KAMPALA, Uganda
Uganda is negotiating with Tanzania to import its oil products through Dar es Salaam, which would mean an end to imports via Kenya's Mombasa port, Uganda's energy minister said on Thursday.
Uganda has been dissatisfied
with the longstanding system under which its fuel companies buy 90 percent of
their supplies through affiliated firms in Kenya. President Yoweri Museveni has
complained this exposes his country to supply disruptions and high pump prices.

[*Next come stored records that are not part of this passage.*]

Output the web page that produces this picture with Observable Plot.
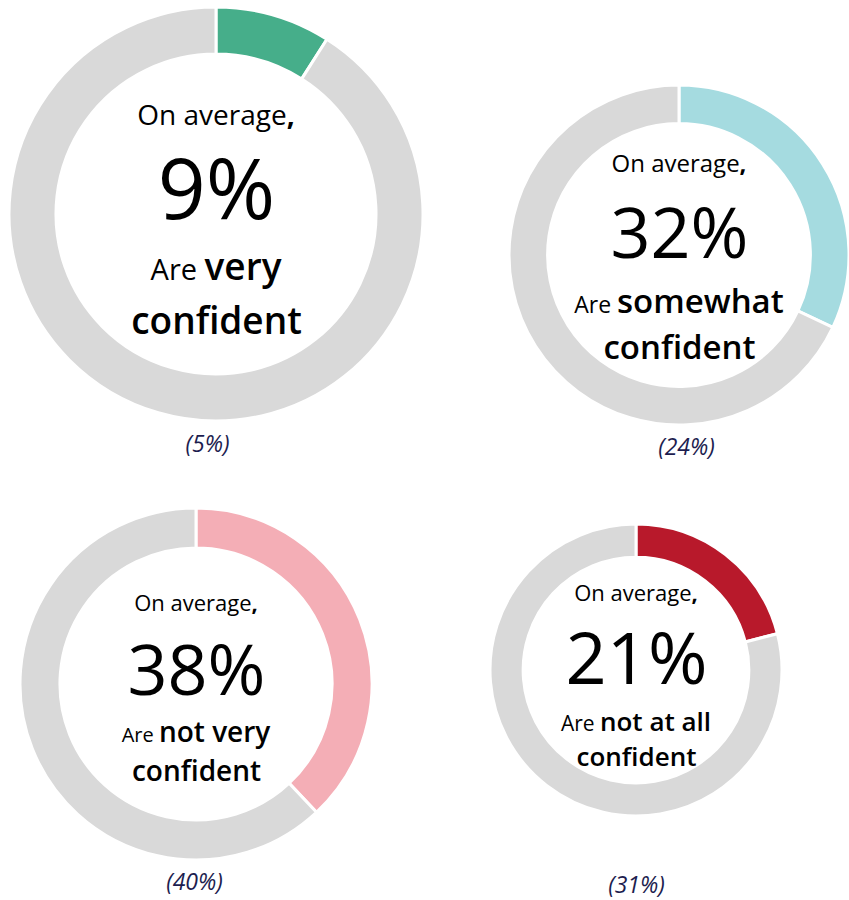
<!DOCTYPE html>
<html>
<head>
<meta charset="utf-8">
<script src="https://cdn.jsdelivr.net/npm/d3@7"></script>
<script src="https://cdn.jsdelivr.net/npm/@observablehq/plot@0.6"></script>
<style>
  html, body { margin: 0; padding: 0; background: #fff; }
  #chart { position: relative; width: 849px; height: 900px; overflow: hidden; font-family: "Open Sans", sans-serif; }
  #chart svg { position: absolute; overflow: visible; max-width: none; }
</style>
</head>
<body>
<div id="chart"></div>
<script>
// ---- data ----
const categories = ["very confident", "somewhat confident", "not very confident", "not at all confident"];
const averages = [9, 32, 38, 21];          // "On average, X%"
const priorValues = [5, 24, 40, 31];       // values in parentheses
const sliceColors = ["#46ae8a", "#a5dbe0", "#f4aeb6", "#b8192b"];
const restColor = "#d9d9d9";
const leadText = "On average";
const verbText = "Are";

// ---- layout (pixels) ----
const FONT = "'Open Sans', sans-serif";
const innerRatio = 0.773;
const layout = [
  {cx: 216, cy: 214, r: 207, avgDy: -89, avgSize: 28, bigDy: 4,  bigSize: 84, l1Dy: 66, areSize: 29, boldSize: 37, l2Dy: 119, labelDx: -9, labelDy: 237},
  {cx: 679, cy: 255, r: 170, avgDy: -83, avgSize: 24, bigDy: 2,  bigSize: 70, l1Dy: 58, areSize: 23, boldSize: 33, l2Dy: 103, labelDx: 7,  labelDy: 199},
  {cx: 196, cy: 684, r: 176, avgDy: -73, avgSize: 22, bigDy: 10, bigSize: 70, l1Dy: 58, areSize: 20, boldSize: 28, l2Dy: 96,  labelDx: -2, labelDy: 205},
  {cx: 636, cy: 670, r: 146, avgDy: -69, avgSize: 22, bigDy: 13, bigSize: 72, l1Dy: 61, areSize: 21, boldSize: 26, l2Dy: 95,  labelDx: 0,  labelDy: 222}
];

const container = document.getElementById("chart");
const angle = d3.scaleLinear([0, 100], [0, 2 * Math.PI]);

categories.forEach((cat, i) => {
  const L = layout[i], R = L.r, pad = 4;
  const avg = averages[i];
  const h = pad + R + L.labelDy + 8;
  const segments = [
    {seg: "share", start: 0, end: avg, color: sliceColors[i]},
    {seg: "rest", start: avg, end: 100, color: restColor}
  ];
  const words = cat.split(" ");
  const lastWord = words.pop();           // "confident"
  const emphasis = words.join(" ");       // "very", "somewhat", ...

  // donut ring drawn through the plot's x/y scales
  const donut = (index, scales) => {
    const x0 = scales.x(0), y0 = scales.y(0);
    const ro = Math.abs(scales.x(R) - x0), ri = ro * innerRatio;
    const arc = d3.arc().innerRadius(ri).outerRadius(ro);
    const g = d3.create("svg:g").attr("transform", `translate(${x0},${y0})`);
    g.selectAll("path").data(segments).join("path")
      .attr("d", d => arc({startAngle: angle(d.start), endAngle: angle(d.end)}))
      .attr("fill", d => d.color)
      .attr("stroke", "#fff")
      .attr("stroke-width", 3);
    return g.node();
  };

  // mixed-weight centre text lines
  const richText = (index, scales) => {
    const x0 = scales.x(0);
    const g = d3.create("svg:g")
      .attr("font-family", FONT)
      .attr("text-anchor", "middle")
      .attr("fill", "#000");
    const t1 = g.append("text").attr("x", x0).attr("y", scales.y(L.avgDy)).attr("font-size", L.avgSize);
    t1.append("tspan").text(leadText);
    t1.append("tspan").attr("font-weight", 700).text(",");
    const t2 = g.append("text").attr("x", x0).attr("y", scales.y(L.l1Dy));
    t2.append("tspan").attr("font-size", L.areSize).text(verbText + " ");
    t2.append("tspan").attr("font-size", L.boldSize).attr("font-weight", 600).text(emphasis);
    return g.node();
  };

  const svg = Plot.plot({
    width: 2 * R + 2 * pad,
    height: h,
    marginLeft: pad, marginRight: pad, marginTop: pad,
    marginBottom: h - pad - 2 * R,
    style: {background: "transparent", overflow: "visible"},
    x: {domain: [-R, R], axis: null},
    y: {domain: [R, -R], axis: null},
    marks: [
      donut,
      Plot.text([{x: 0, y: L.bigDy, t: avg + "%"}], {
        x: "x", y: "y", text: "t", lineAnchor: "bottom",
        fontSize: L.bigSize, fontFamily: FONT, fill: "#000"
      }),
      richText,
      Plot.text([{x: 0, y: L.l2Dy, t: lastWord}], {
        x: "x", y: "y", text: "t", lineAnchor: "bottom",
        fontSize: L.boldSize, fontWeight: 600, fontFamily: FONT, fill: "#000"
      }),
      Plot.text([{x: L.labelDx, y: L.labelDy, t: `(${priorValues[i]}%)`}], {
        x: "x", y: "y", text: "t", lineAnchor: "bottom",
        fontSize: 23, fontStyle: "italic", fontFamily: FONT, fill: "#1d1d4f"
      })
    ]
  });
  svg.style.left = (L.cx - R - pad) + "px";
  svg.style.top = (L.cy - R - pad) + "px";
  container.append(svg);
});
</script>
</body>
</html>
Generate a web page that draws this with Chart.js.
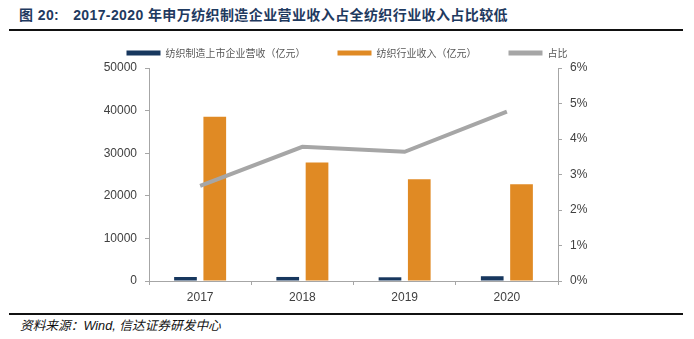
<!DOCTYPE html>
<html>
<head>
<meta charset="utf-8">
<script src="https://cdn.jsdelivr.net/npm/chart.js@4.4.1/dist/chart.umd.min.js"></script>
<style>
  html, body { margin: 0; padding: 0; background: #fff; }
  #page { position: relative; width: 694px; height: 339px; overflow: hidden; }
  #title { position: absolute; left: 19px; top: 4px; font: bold 14px "Liberation Sans", "Noto Sans CJK SC", sans-serif; color: #1f3a60; white-space: nowrap; letter-spacing: 0.4px; }
  #title .num { margin-right: 14px; }
  .rule { position: absolute; left: 9px; width: 674px; height: 2px; background: #111; }
  #source { position: absolute; left: 20px; top: 315px; font: italic 12.7px "Liberation Sans", "Noto Sans CJK SC", sans-serif; color: #111; white-space: nowrap; }
  #wrap { position: absolute; left: 0; top: 11px; width: 694px; height: 297px; }
</style>
</head>
<body>
<div id="page">
  <div id="title"><span class="num">图 20:</span>2017-2020 年申万纺织制造企业营业收入占全纺织行业收入占比较低</div>
  <div class="rule" style="top:29px"></div>
  <div id="wrap"><canvas id="chart"></canvas></div>
  <div class="rule" style="top:313px"></div>
  <div id="source">资料来源：Wind, 信达证券研发中心</div>
</div>
<script>
// 数据
var years = ["2017", "2018", "2019", "2020"];
var listedRevenue = [940, 950, 870, 1120];        // 纺织制造上市企业营收（亿元）
var industryRevenue = [38560, 27800, 23900, 22700]; // 纺织行业收入（亿元）
var sharePct = [2.68, 3.78, 3.64, 4.77];           // 占比 %
var leftTicks = [0, 10000, 20000, 30000, 40000, 50000];
var rightTicks = [0, 1, 2, 3, 4, 5, 6];

var axisGray = "#a6a6a6";
var tickFont = { family: "Liberation Sans", size: 12 };

var ctx = document.getElementById('chart').getContext('2d');
new Chart(ctx, {
  type: 'bar',
  data: {
    labels: years,
    datasets: [
      {
        label: "纺织制造上市企业营收（亿元）",
        data: listedRevenue,
        backgroundColor: "#17375e",
        yAxisID: 'y',
        order: 2,
        categoryPercentage: 0.573,
        barPercentage: 0.775
      },
      {
        label: "纺织行业收入（亿元）",
        data: industryRevenue,
        backgroundColor: "#e08a24",
        yAxisID: 'y',
        order: 2,
        categoryPercentage: 0.573,
        barPercentage: 0.775
      },
      {
        type: 'line',
        label: "占比",
        data: sharePct,
        borderColor: "#a6a6a6",
        backgroundColor: "#a6a6a6",
        borderWidth: 4,
        pointRadius: 0,
        tension: 0,
        yAxisID: 'y1',
        order: 1
      }
    ]
  },
  options: {
    responsive: true,
    maintainAspectRatio: false,
    animation: false,
    layout: { padding: 0 },
    plugins: {
      tooltip: { enabled: false },
      legend: {
        position: 'top',
        labels: {
          boxWidth: 34,
          boxHeight: 5,
          padding: 32,
          color: "#595959",
          font: { family: "Noto Sans CJK SC", size: 10 },
          generateLabels: function (chart) {
            return chart.data.datasets.map(function (ds, i) {
              return {
                text: ds.label,
                fillStyle: ds.backgroundColor,
                strokeStyle: ds.backgroundColor,
                lineWidth: 0,
                hidden: false,
                datasetIndex: i,
                fontColor: "#595959"
              };
            });
          }
        }
      }
    },
    scales: {
      x: {
        afterFit: function (s) { s.height = 27; },
        grid: { drawOnChartArea: false, drawTicks: true, tickLength: 4, color: axisGray, offset: true },
        border: { color: axisGray, width: 1 },
        ticks: { color: "#404040", font: tickFont, padding: 5 }
      },
      y: {
        position: 'left',
        min: 0,
        max: leftTicks[leftTicks.length - 1],
        // fixed width, and push the plot top down to line up with the reference
        afterFit: function (s) { s.width = 149; s.paddingTop = 57; },
        afterBuildTicks: function (s) { s.ticks = leftTicks.map(function (v) { return { value: v }; }); },
        grid: { drawOnChartArea: false, drawTicks: true, tickLength: 4, color: axisGray },
        border: { color: axisGray, width: 1 },
        ticks: {
          color: "#404040", font: tickFont, padding: 8,
          callback: function (v) { return String(v); }
        }
      },
      y1: {
        position: 'right',
        min: 0,
        max: rightTicks[rightTicks.length - 1],
        afterFit: function (s) { s.width = 136; },
        afterBuildTicks: function (s) { s.ticks = rightTicks.map(function (v) { return { value: v }; }); },
        grid: { drawOnChartArea: false, drawTicks: true, tickLength: 4, color: axisGray },
        border: { color: axisGray, width: 1 },
        ticks: {
          color: "#404040", font: tickFont, padding: 8,
          callback: function (v) { return v + '%'; }
        }
      }
    }
  }
});
</script>
</body>
</html>
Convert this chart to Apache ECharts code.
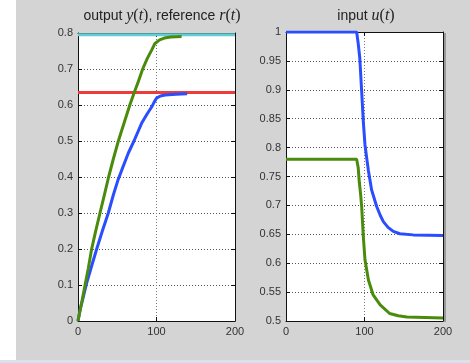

In response, Uganda announced
in November it would hand over exclusive rights for supply of all petroleum
products to a unit of global energy trader Vitol.
The East African nation
imported $1.6 billion worth of petroleum products in 2022, mostly originating
from the Gulf.
Museveni’s government planned
for imports to still arrive via Kenya, but Energy Minister Ruth Nankabirwa said
the Kenyan government refused to grant the required license.
"We are negotiating with
the Tanzanian government. The technical teams are talking, and I will be
meeting Her Excellency, the president on that," Nankabirwa said, adding,
"we want to find a route that will keep us safe in terms of petroleum
supplies."
Kenya's Energy and Petroleum
Regulatory Authority and Tanzanian officials did not immediately respond to a
request for comment.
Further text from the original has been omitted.